Como repórteres, temos que ficar atentos para saber quem realmente quer matar o xerife. E a desconfiança é a melhor ferramenta de trabalho que temos. Vou contar como me ensinaram a ser desconfiado. Em 1983, assim que coloquei o pé na redação da Zero Hora. fui aconselhado pelos repórteres veteranos a desconfiar de tudo. O conselho era ilustrado por uma história real, acontecida com o chefe de reportagem, Humberto Andreatta (falecido em 2007), o Betão, um gringo de dois metros de altura, forte e de fala macia. A redação era barulhenta, o som das máquinas de escrever e a fumaça de cigarro davam um toque mágico ao lugar. No meio de uma tarde, a hora de maior confusão, chega uma pessoa e pede para falar com o chefe de reportagem. Caminha até a mesa do Betão e diz que tem uma coisa importante para dizer. O Betão responde:
— Estou ouvindo, senhor.
O visitante fala:
— Sou um alienígena.
O Betão ficou com o rosto vermelho e respondeu:
— Sai daqui e pega o teu disco voador e vai lá na TV Gaúcha conversar com eles.

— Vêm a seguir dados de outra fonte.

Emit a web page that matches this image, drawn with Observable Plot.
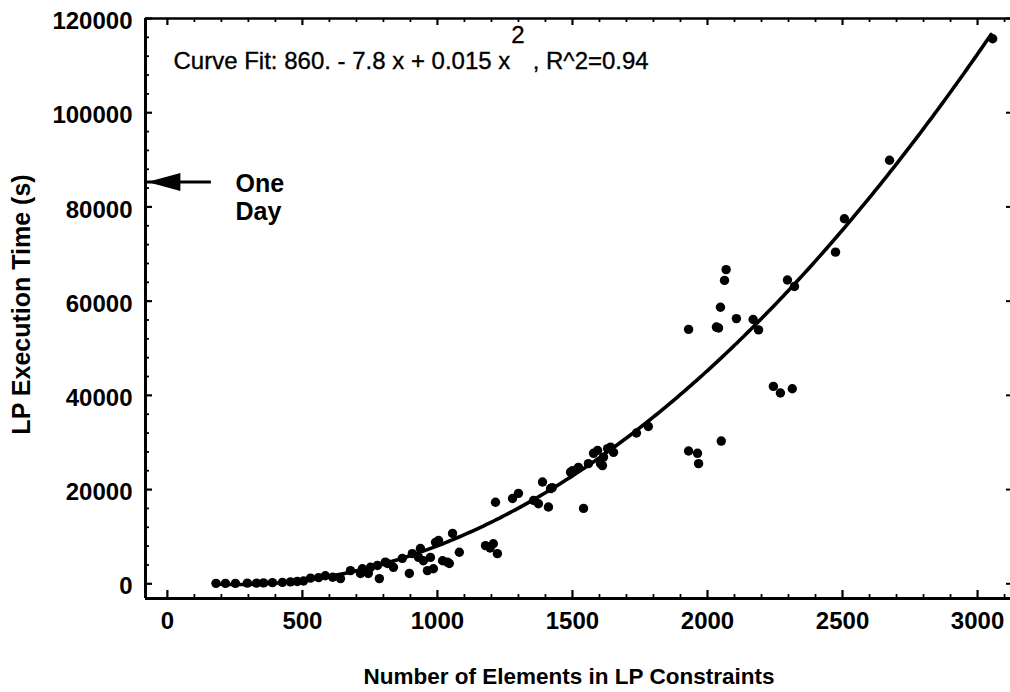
<!DOCTYPE html>
<html>
<head>
<meta charset="utf-8">
<script src="https://cdn.jsdelivr.net/npm/d3@7"></script>
<script src="https://cdn.jsdelivr.net/npm/@observablehq/plot@0.6"></script>
<style>
  body { margin: 0; background: #fff; }
</style>
</head>
<body>
<div id="chart"></div>
<script>
// Number of elements in the LP constraints for each run
const elements = [
  180, 215, 252, 296, 330, 356, 389, 426, 456, 481, 504, 530, 560, 585, 612, 641,
  678, 715, 722, 744, 752, 778, 785, 807, 815, 837, 870, 896, 907, 930, 937, 948,
  963, 974, 985, 993, 1004, 1019, 1037, 1044, 1056, 1081,
  1178, 1195, 1207, 1215, 1222, 1278, 1300, 1356, 1374, 1389, 1411, 1419, 1425,
  1493, 1500, 1522, 1541, 1559, 1578, 1593, 1604, 1611, 1615, 1630, 1641, 1652,
  1737, 1781, 1930, 1930, 1963, 1967, 2033, 2041, 2048, 2051, 2063, 2069, 2107,
  2169, 2189, 2244, 2270, 2296, 2314, 2322, 2474, 2507, 2674, 3056
];
// Measured LP execution time (seconds) for each run
const execSeconds = [
  100, 100, 100, 150, 150, 200, 250, 300, 400, 500, 600, 1200, 1300, 1700, 1400, 1100,
  2800, 2200, 3200, 2200, 3500, 3900, 1100, 4600, 4300, 3500, 5400, 2200, 6400, 5600, 7500, 4900,
  2800, 5600, 3200, 8800, 9200, 4900, 4600, 4300, 10700, 6700,
  8100, 7600, 8500, 17300, 6400, 18100, 19200, 17700, 17000, 21600, 16300, 20200, 20400,
  23700, 24000, 24700, 16000, 25500, 27700, 28300, 25500, 25100, 26900, 28700, 29000, 27900,
  32000, 33400, 54000, 28200, 27700, 25500, 54500, 54300, 58700, 30300, 64400, 66700, 56300,
  56100, 53900, 41900, 40500, 64500, 41400, 63100, 70400, 77500, 89900, 115700
];

// Quadratic fit: c0 + c1 x + c2 x^2
const fitCoefficients = [860, -7.8, 0.015];
const fitDomain = [180, 3050];
const fitText = "Curve Fit: 860. - 7.8 x + 0.015 x";
const fitExponent = "2";
const fitR2 = ", R^2=0.94";

// Axis ticks
const xTicks = [0, 500, 1000, 1500, 2000, 2500, 3000];
const xMinorTicks = [100, 200, 300, 400, 600, 700, 800, 900, 1100, 1200, 1300, 1400,
  1600, 1700, 1800, 1900, 2100, 2200, 2300, 2400, 2600, 2700, 2800, 2900, 3100];
const yTicks = [0, 20000, 40000, 60000, 80000, 100000, 120000];
const yMinorTicks = [4000, 8000, 12000, 16000, 24000, 28000, 32000, 36000, 44000, 48000,
  52000, 56000, 64000, 68000, 72000, 76000, 84000, 88000, 92000, 96000, 104000, 108000,
  112000, 116000];

// "One Day" marker
const oneDaySeconds = 85300;
const oneDayLabel = "One\nDay";

const xDomain = [-81, 3122];
const yDomain = [-3121, 120000];

const points = elements.map((x, i) => ({x, y: execSeconds[i]}));
const fitCurve = d3.range(fitDomain[0], fitDomain[1] + 1, 10).map(x => ({
  x,
  y: fitCoefficients[0] + fitCoefficients[1] * x + fitCoefficients[2] * x * x
}));

// filled arrowhead pointing left
const arrowHead = {
  draw(ctx) {
    ctx.moveTo(0, 0);
    ctx.lineTo(33, -9);
    ctx.lineTo(33, 9);
    ctx.closePath();
  }
};

const W = 1010, H = 692;
const mL = 145, mR = 0, mT = 18, mB = 94;
const innerW = W - mL - mR, innerH = H - mT - mB;
const font = "'Liberation Sans', Arial, Helvetica, sans-serif";

const svg = Plot.plot({
  width: W,
  height: H,
  marginLeft: mL,
  marginRight: mR,
  marginTop: mT,
  marginBottom: mB,
  style: {fontFamily: font, background: "white", color: "black"},
  x: {domain: xDomain, label: null},
  y: {domain: yDomain, label: null},
  marks: [
    // frame (left, top, bottom)
    Plot.ruleX([xDomain[0]], {stroke: "black", strokeWidth: 3}),
    Plot.ruleY([yDomain[0]], {stroke: "black", strokeWidth: 3}),
    Plot.ruleY([yDomain[1]], {stroke: "black", strokeWidth: 2.5}),
    // inward ticks
    Plot.ruleX(xTicks, {x: d => d, insetTop: innerH - 8, stroke: "black", strokeWidth: 2.2}),
    Plot.ruleX(xMinorTicks, {x: d => d, insetTop: innerH - 4, stroke: "black", strokeWidth: 1.8}),
    Plot.ruleX(xTicks, {x: d => d, insetBottom: innerH - 7, stroke: "black", strokeWidth: 2.2}),
    Plot.ruleX(xMinorTicks, {x: d => d, insetBottom: innerH - 4, stroke: "black", strokeWidth: 1.8}),
    Plot.ruleY(yTicks, {y: d => d, insetRight: innerW - 7, stroke: "black", strokeWidth: 2.2}),
    Plot.ruleY(yMinorTicks, {y: d => d, insetRight: innerW - 4, stroke: "black", strokeWidth: 1.8}),
    Plot.ruleY(yTicks, {y: d => d, insetLeft: innerW - 4, stroke: "black", strokeWidth: 2}),
    // tick labels
    Plot.axisX({ticks: xTicks, tickSize: 0, tickPadding: 13, tickFormat: d => String(d),
      fontSize: 24, fontWeight: "bold", label: null}),
    Plot.axisY({ticks: yTicks, tickSize: 0, tickPadding: 13, tickFormat: d => String(d),
      fontSize: 24, fontWeight: "bold", dy: 3, label: null}),
    // axis titles
    Plot.text(["Number of Elements in LP Constraints"], {frameAnchor: "bottom", dx: -9, dy: 78,
      lineAnchor: "middle", fontSize: 22.5, fontWeight: "bold", fill: "black"}),
    Plot.text(["LP Execution Time (s)"], {frameAnchor: "left", rotate: -90, dx: -124, dy: -4,
      lineAnchor: "middle", textAnchor: "middle", fontSize: 25, fontWeight: "bold", fill: "black"}),
    // fitted curve and data
    Plot.line(fitCurve, {x: "x", y: "y", stroke: "black", strokeWidth: 3.6}),
    Plot.dot(points, {x: "x", y: "y", r: 4.7, fill: "black", stroke: "none"}),
    // fit annotation
    Plot.text([fitText], {frameAnchor: "top-left", dx: 28, dy: 50, lineAnchor: "bottom",
      textAnchor: "start", fontSize: 24, fill: "black", stroke: "black", strokeWidth: 0.35}),
    // one-day marker
    Plot.ruleY([oneDaySeconds], {x1: -74, x2: 163, stroke: "black", strokeWidth: 3}),
    Plot.dot([oneDaySeconds], {x: -74, y: d => d, symbol: arrowHead, r: 5, fill: "black", stroke: "none"}),
    Plot.text([oneDayLabel], {x: 252, y: oneDaySeconds, dy: -9, lineAnchor: "top", textAnchor: "start",
      lineHeight: 1.1, fontSize: 25, fontWeight: "bold", fill: "black"})
  ]
});

// raise the exponent of the fit label above the line
d3.select(svg).selectAll("text")
  .filter(function () { return this.textContent === fitText; })
  .each(function () {
    const t = d3.select(this);
    t.append("tspan").attr("dx", 1).attr("dy", -26).text(fitExponent);
    t.append("tspan").attr("dx", 8).attr("dy", 26).text(fitR2);
  });

document.getElementById("chart").append(svg);
</script>
</body>
</html>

O cara foi embora. Uns cinco minutos depois de ele sair, um repórter foi até a mesa do Betão e disse o seguinte:
— Chefe, e se ele for alienígena mesmo?
Há muitas versões sobre a resposta do Betão ao repórter. O fato é que, por muitos e muitos anos, essa história foi repetida para os repórteres novos na redação, principalmente nas mesas dos botecos.